Before going into the merits of the case, we consider CBDT’s latest instructions vide Circular No.21/2015 dated 10/12/2015, the relevant portion of which read as under:-
“ Circular No. 21/2015 F No 279/Misc. 142/2007-ITJ (Pt) Government of India Ministry of Finance Department of Revenue Central Board Direct Taxes New Delhi the 10th December, 2015
Subject: Revision of monetary limits for filing of appeals by the Department before Income Tax Appellate Tribunal and High Courts and SLP before Supreme Court - measures for reducing litigation - Reg –
Reference is invited to Board's instruction No 5/2014 dated 10.07.2014 wherein monetary limits and other conditions for filing departmental appeals (in Income-tax matters) before Appellate Tribunal and High Courts and SLP before the Supreme Court were specified.
In supersession of the above instruction, it has been decided by the Board that departmental appeals may be filed on merits before Appellate Tribunal and High Courts and SLP before the Supreme Court keeping in view the monetary limits and conditions specified below.
Henceforth, appeals/ SLPs shall not be filed in cases where the tax effect does not exceed the monetary limits given hereunder: -
S. Appeals in Income-tax Monetary Limit No matters (in Rs) 1. Before Appellate Tribunal 10,00,000/- 2. Before High Court 20,00,000/- 3. Before Supreme Court 25,00,000/-
It is clarified that an appeal should not be filed merely because the tax effect in a case exceeds the monetary limits prescribed above. Filing of appeal in such cases is to be decided on merits of the case.”

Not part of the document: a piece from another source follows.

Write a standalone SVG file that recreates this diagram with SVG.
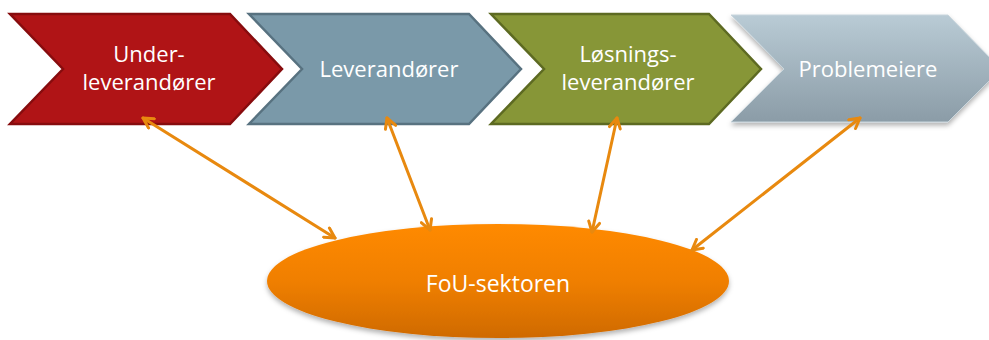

It is further clarified by the Board in its circular that these instructions will apply retrospectively to pending appeals and appeals to be filed henceforth in High Courts and Tribunals. It is also made clear that pending appeals below the monitory limits fixed in para-3 above may be withdrawn or not pressed.
In the case in hand, the total demand as per CIT(A)’s order is less than the amount of Rs. 10,00,000/-,which is below the monetary limits as mentioned in CBDT Circular dated 10.12.2015 (supra). Following the same, this appeal of the Revenue is dismissed.
In the result, both the appeals filed by the Revenue are dismissed.
Order pronounced in the open court on 18th May, 2016.